I sympathize with UNESCO’s desire to impose some order on the tech reckoning that has been spreading around the world for years. In my view, that order requires UN mechanisms to consider how they can ensure that regulatory efforts promote and protect human rights online. Threats to online rights come from the state, from the private sector, from individuals, and human rights principles should indeed guide the actions of all of these actors. But it is not for the UN to promote specific regulatory models, much less to develop templates of regulatory processes. Rather, the UN works best when it reasserts foundational principles and then provides mechanisms of review – whether through UN processes like Universal Periodic Review in the Human Rights Council or periodic review or individual complaints in the human rights treaty bodies. By the same logic, UN principles can be relevant to oversight by regional human rights courts and national human rights institutions and domestic courts.
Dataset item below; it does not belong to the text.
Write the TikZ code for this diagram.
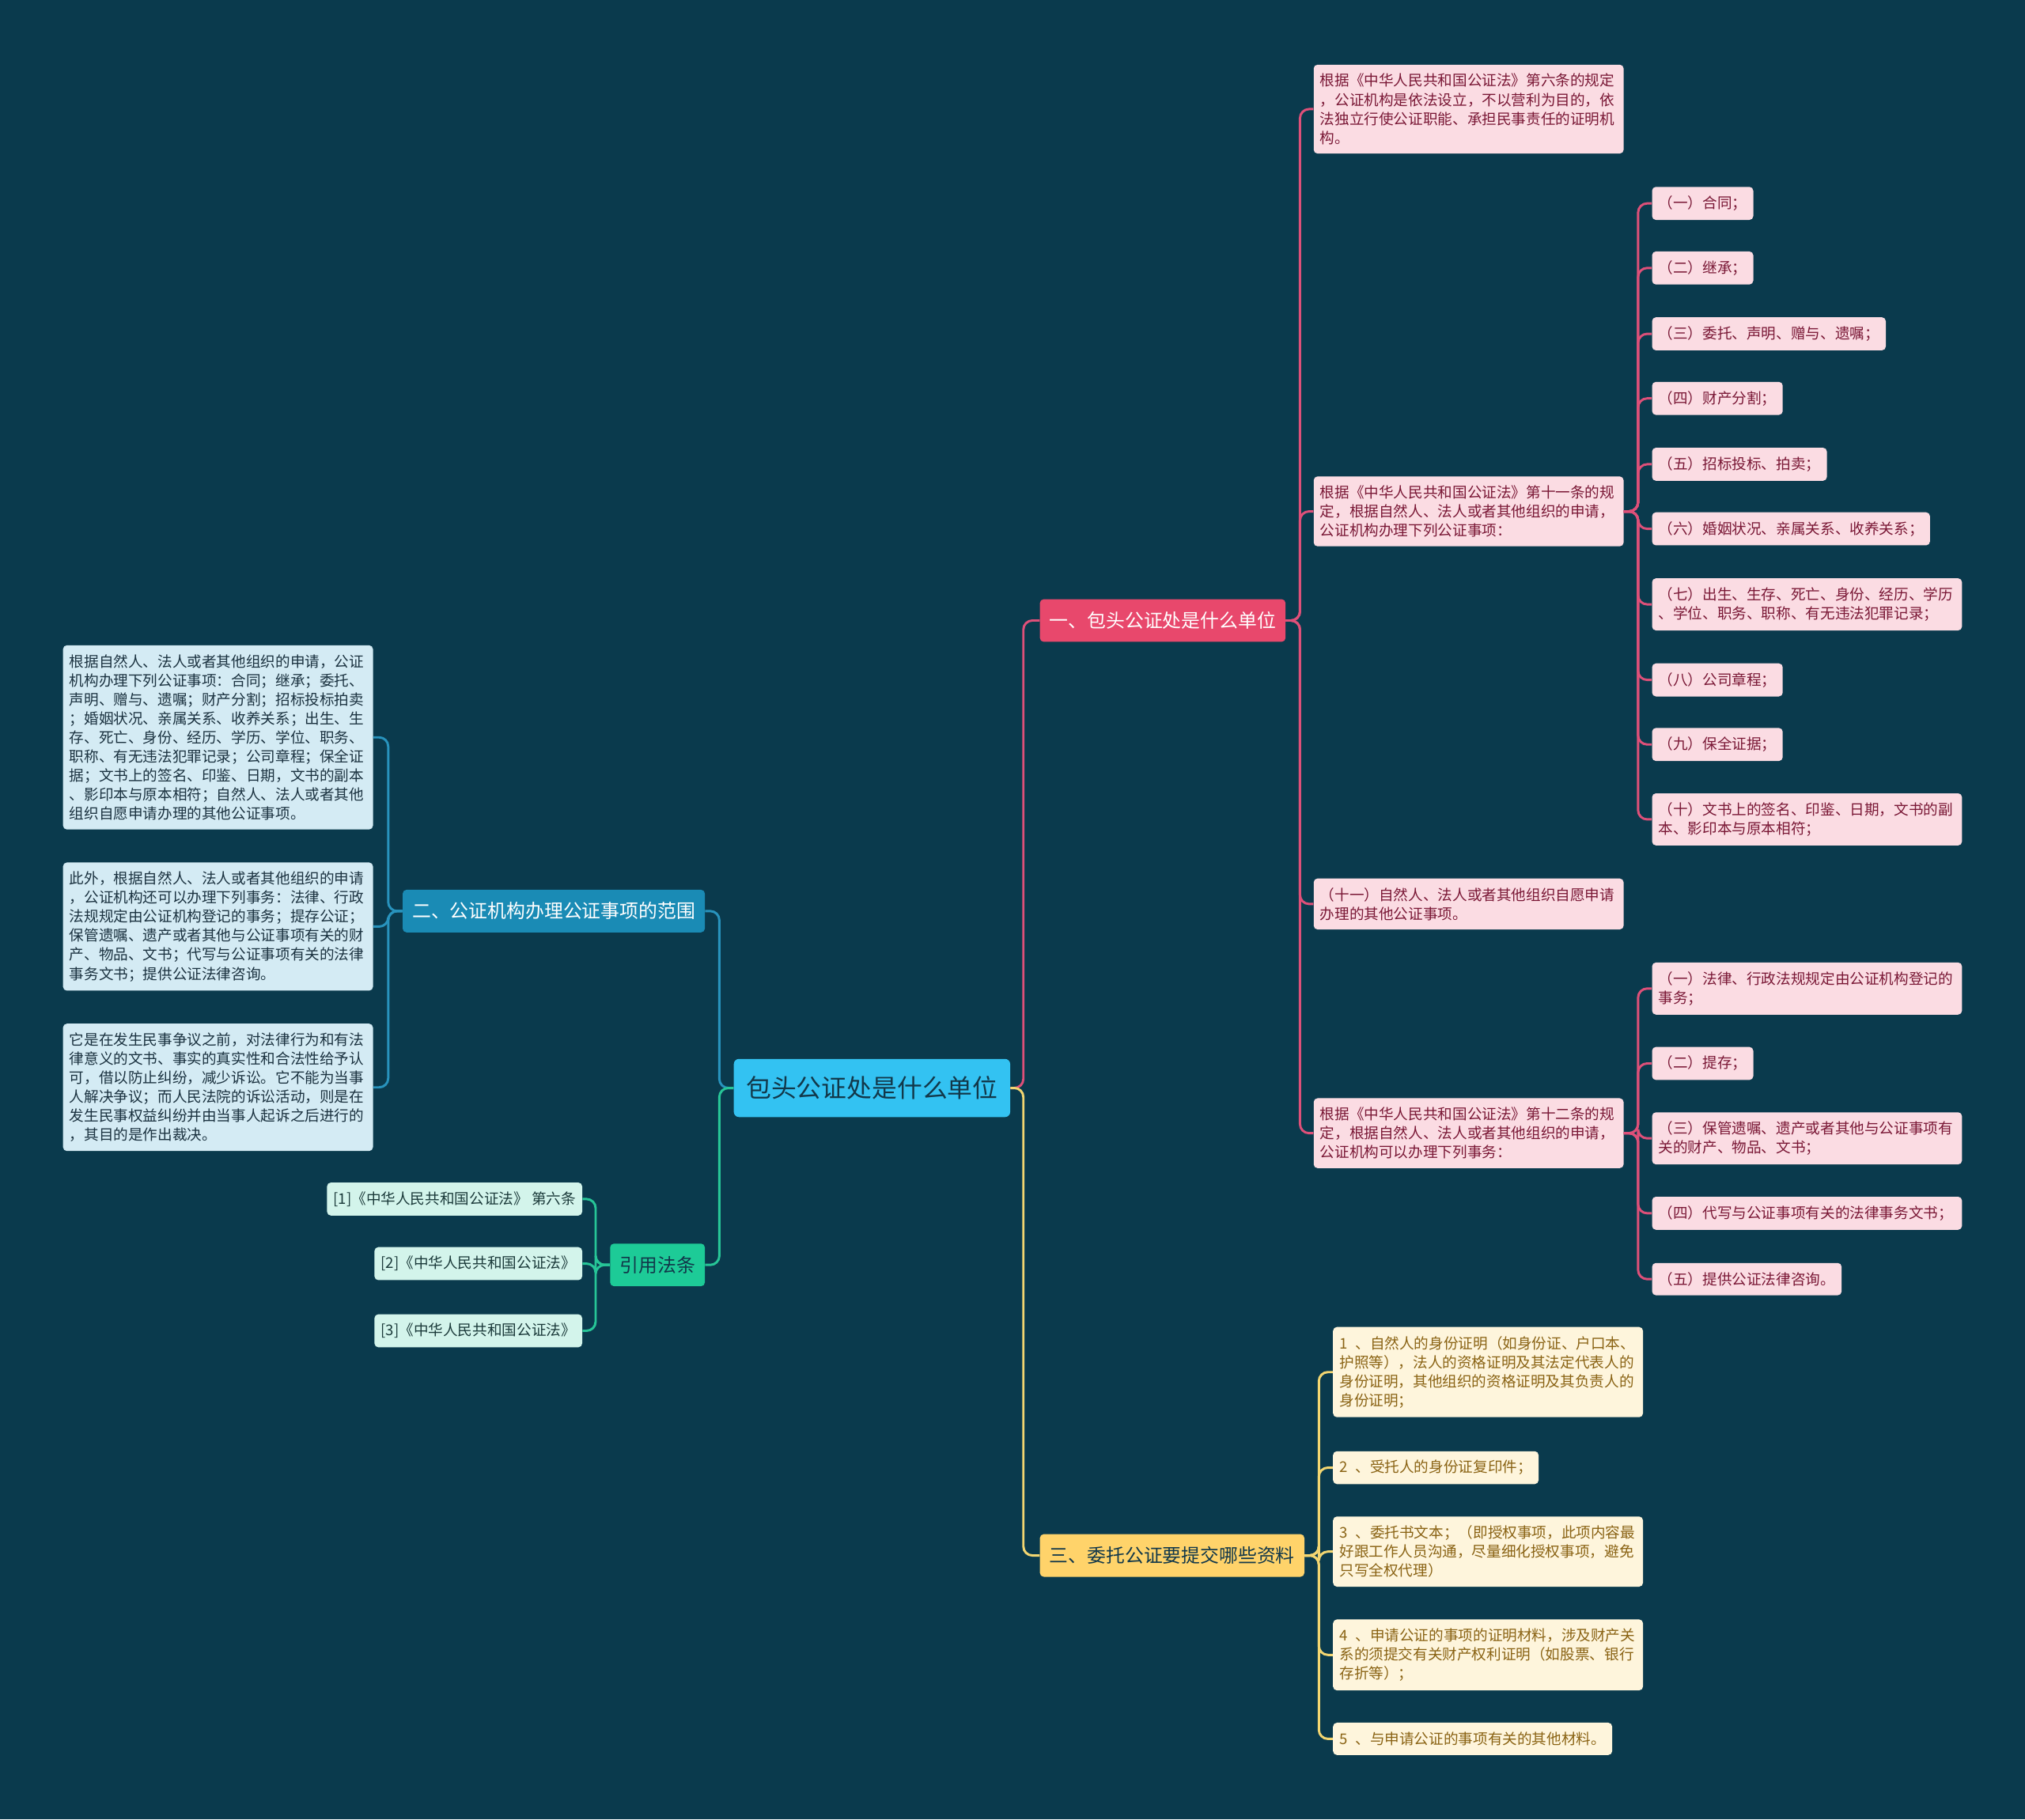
\documentclass[tikz,border=0pt]{standalone}
\usepackage{fontspec}
\setmainfont{Noto Sans CJK SC}
\definecolor{bgnavy}{HTML}{0A3A4D}
\definecolor{rootblue}{HTML}{33C2F2}
\definecolor{roottext}{HTML}{12384A}
\definecolor{rose}{HTML}{E8486C}
\definecolor{roseline}{HTML}{DE5079}
\definecolor{rosepale}{HTML}{FBDCE3}
\definecolor{rosetext}{HTML}{7A1836}
\definecolor{sea}{HTML}{1A8BB5}
\definecolor{sealine}{HTML}{2893BD}
\definecolor{seapale}{HTML}{D4EBF4}
\definecolor{seatext}{HTML}{1B3240}
\definecolor{sun}{HTML}{FFD36A}
\definecolor{sunline}{HTML}{F3D671}
\definecolor{sunpale}{HTML}{FEF5DC}
\definecolor{suntext}{HTML}{8A6314}
\definecolor{mint}{HTML}{1DCB97}
\definecolor{mintline}{HTML}{27C597}
\definecolor{mintpale}{HTML}{D3F4EB}
\definecolor{minttext}{HTML}{1B3A3A}
\newcommand\numgap{\hspace{6pt}}

\begin{document}
\begin{tikzpicture}[x=1pt,y=-1pt,
  leaf/.style={rounded corners=3pt,inner xsep=5pt,inner ysep=7pt,minimum height=25pt,
    align=left,font=\fontsize{11.4}{14.75}\selectfont},
  wide/.style={text width=230pt},
  roseleaf/.style={leaf,fill=rosepale,text=rosetext,anchor=west},
  sealeaf/.style={leaf,fill=seapale,text=seatext,anchor=east,wide},
  sunleaf/.style={leaf,fill=sunpale,text=suntext,anchor=west},
  mintleaf/.style={leaf,fill=mintpale,text=minttext,anchor=east},
  branch/.style={rounded corners=3pt,inner xsep=7.5pt,minimum height=33pt,
    font=\fontsize{14.6}{17}\selectfont},
  link/.style={line width=1.8pt,rounded corners=7pt}]
  \useasboundingbox (0,0) rectangle (1568,1409);
  \fill[bgnavy] (0,0) rectangle (1568,1409);

  % ----- root -----
  \node[fill=rootblue,text=roottext,rounded corners=4pt,inner xsep=9.5pt,minimum height=45pt,
    font=\fontsize{19.5}{22}\selectfont,anchor=west] (root) at (568,842.5){包头公证处是什么单位};

  % ----- main branches -----
  \node[branch,fill=rose,text=white,anchor=west] (b1) at (805,480.5){一、包头公证处是什么单位};
  \node[branch,fill=sea,text=white,anchor=east] (b2) at (546,705.5){二、公证机构办理公证事项的范围};
  \node[branch,fill=sun,text=roottext,anchor=west] (b3) at (805,1204.5){三、委托公证要提交哪些资料};
  \node[branch,fill=mint,text=roottext,anchor=east] (b4) at (546,979.5){引用法条};

  \draw[link,roseline] (root.east) -- ++(10,0) |- (b1.west);
  \draw[link,sunline] (root.east) -- ++(10,0) |- (b3.west);
  \draw[link,sealine] (root.west) -- ++(-11,0) |- (b2.east);
  \draw[link,mintline] (root.west) -- ++(-11,0) |- (b4.east);

  % ----- branch one -----
  \node[roseleaf,wide] (r1) at (1017,84.5){根据《中华人民共和国公证法》第六条的规定\\，公证机构是依法设立，不以营利为目的，依\\法独立行使公证职能、承担民事责任的证明机\\构。};
  \node[roseleaf,wide] (r2) at (1017,396){根据《中华人民共和国公证法》第十一条的规\\定，根据自然人、法人或者其他组织的申请，\\公证机构办理下列公证事项：};
  \node[roseleaf,wide] (r3) at (1017,700){（十一）自然人、法人或者其他组织自愿申请\\办理的其他公证事项。};
  \node[roseleaf,wide] (r4) at (1017,877.5){根据《中华人民共和国公证法》第十二条的规\\定，根据自然人、法人或者其他组织的申请，\\公证机构可以办理下列事务：};
  \foreach \n in {r1,r2,r3,r4}
    \draw[link,roseline] (b1.east) -- ++(11,0) |- (\n.west);

  \node[roseleaf] (s1) at (1279,157.5){（一）合同；};
  \node[roseleaf] (s2) at (1279,207.5){（二）继承；};
  \node[roseleaf] (s3) at (1279,258.5){（三）委托、声明、赠与、遗嘱；};
  \node[roseleaf] (s4) at (1279,308.5){（四）财产分割；};
  \node[roseleaf] (s5) at (1279,359.5){（五）招标投标、拍卖；};
  \node[roseleaf] (s6) at (1279,409.5){（六）婚姻状况、亲属关系、收养关系；};
  \node[roseleaf,wide] (s7) at (1279,468){（七）出生、生存、死亡、身份、经历、学历\\、学位、职务、职称、有无违法犯罪记录；};
  \node[roseleaf] (s8) at (1279,526.5){（八）公司章程；};
  \node[roseleaf] (s9) at (1279,576.5){（九）保全证据；};
  \node[roseleaf,wide] (s10) at (1279,634.5){（十）文书上的签名、印鉴、日期，文书的副\\本、影印本与原本相符；};
  \foreach \n in {s1,s2,s3,s4,s5,s6,s7,s8,s9,s10}
    \draw[link,roseline] (r2.east) -- ++(11,0) |- (\n.west);

  \node[roseleaf,wide] (t1) at (1279,765.5){（一）法律、行政法规规定由公证机构登记的\\事务；};
  \node[roseleaf] (t2) at (1279,823.5){（二）提存；};
  \node[roseleaf,wide] (t3) at (1279,881.5){（三）保管遗嘱、遗产或者其他与公证事项有\\关的财产、物品、文书；};
  \node[roseleaf,wide] (t4) at (1279,939.5){（四）代写与公证事项有关的法律事务文书；};
  \node[roseleaf] (t5) at (1279,990.5){（五）提供公证法律咨询。};
  \foreach \n in {t1,t2,t3,t4,t5}
    \draw[link,roseline] (r4.east) -- ++(11,0) |- (\n.west);

  % ----- branch two -----
  \node[sealeaf] (e1) at (289,571){根据自然人、法人或者其他组织的申请，公证\\机构办理下列公证事项：合同；继承；委托、\\声明、赠与、遗嘱；财产分割；招标投标拍卖\\；婚姻状况、亲属关系、收养关系；出生、生\\存、死亡、身份、经历、学历、学位、职务、\\职称、有无违法犯罪记录；公司章程；保全证\\据；文书上的签名、印鉴、日期，文书的副本\\、影印本与原本相符；自然人、法人或者其他\\组织自愿申请办理的其他公证事项。};
  \node[sealeaf] (e2) at (289,717.5){此外，根据自然人、法人或者其他组织的申请\\，公证机构还可以办理下列事务：法律、行政\\法规规定由公证机构登记的事务；提存公证；\\保管遗嘱、遗产或者其他与公证事项有关的财\\产、物品、文书；代写与公证事项有关的法律\\事务文书；提供公证法律咨询。};
  \node[sealeaf] (e3) at (289,842){它是在发生民事争议之前，对法律行为和有法\\律意义的文书、事实的真实性和合法性给予认\\可，借以防止纠纷，减少诉讼。它不能为当事\\人解决争议；而人民法院的诉讼活动，则是在\\发生民事权益纠纷并由当事人起诉之后进行的\\，其目的是作出裁决。};
  \foreach \n in {e1,e2,e3}
    \draw[link,sealine] (b2.west) -- ++(-11,0) |- (\n.east);

  % ----- branch three -----
  \node[sunleaf,wide] (y1) at (1032,1062.5){1\numgap、自然人的身份证明（如身份证、户口本、\\护照等），法人的资格证明及其法定代表人的\\身份证明，其他组织的资格证明及其负责人的\\身份证明；};
  \node[sunleaf] (y2) at (1032,1136.5){2\numgap、受托人的身份证复印件；};
  \node[sunleaf,wide] (y3) at (1032,1201.5){3\numgap、委托书文本；（即授权事项，此项内容最\\好跟工作人员沟通，尽量细化授权事项，避免\\只写全权代理）};
  \node[sunleaf,wide] (y4) at (1032,1281.5){4\numgap、申请公证的事项的证明材料，涉及财产关\\系的须提交有关财产权利证明（如股票、银行\\存折等）；};
  \node[sunleaf] (y5) at (1032,1346.5){5\numgap、与申请公证的事项有关的其他材料。};
  \foreach \n in {y1,y2,y3,y4,y5}
    \draw[link,sunline] (b3.east) -- ++(11,0) |- (\n.west);

  % ----- cited laws -----
  \node[mintleaf] (g1) at (451,928.5){[1]《中华人民共和国公证法》 第六条};
  \node[mintleaf] (g2) at (451,978.5){[2]《中华人民共和国公证法》};
  \node[mintleaf] (g3) at (451,1030.5){[3]《中华人民共和国公证法》};
  \foreach \n in {g1,g2,g3}
    \draw[link,mintline] (b4.west) -- ++(-11,0) |- (\n.east);
\end{tikzpicture}
\end{document}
Put another way, the better approach, in my view, would be to ask, first, what are the rights that individuals enjoy online; second, what positive obligations do states owe to ensure those rights may be exercised; and third, in addressing threats to those rights, how do the principles of legality, legitimacy and necessity and proportionality apply. Much of that work, supported by civil society, has been done by the Human Rights Council and its Special Procedures, the Office of the High Commissioner for Human Rights, and UNESCO itself. Revive that work. Deepen it. And reconsider whether the time is ripe for detailed regulatory guidance.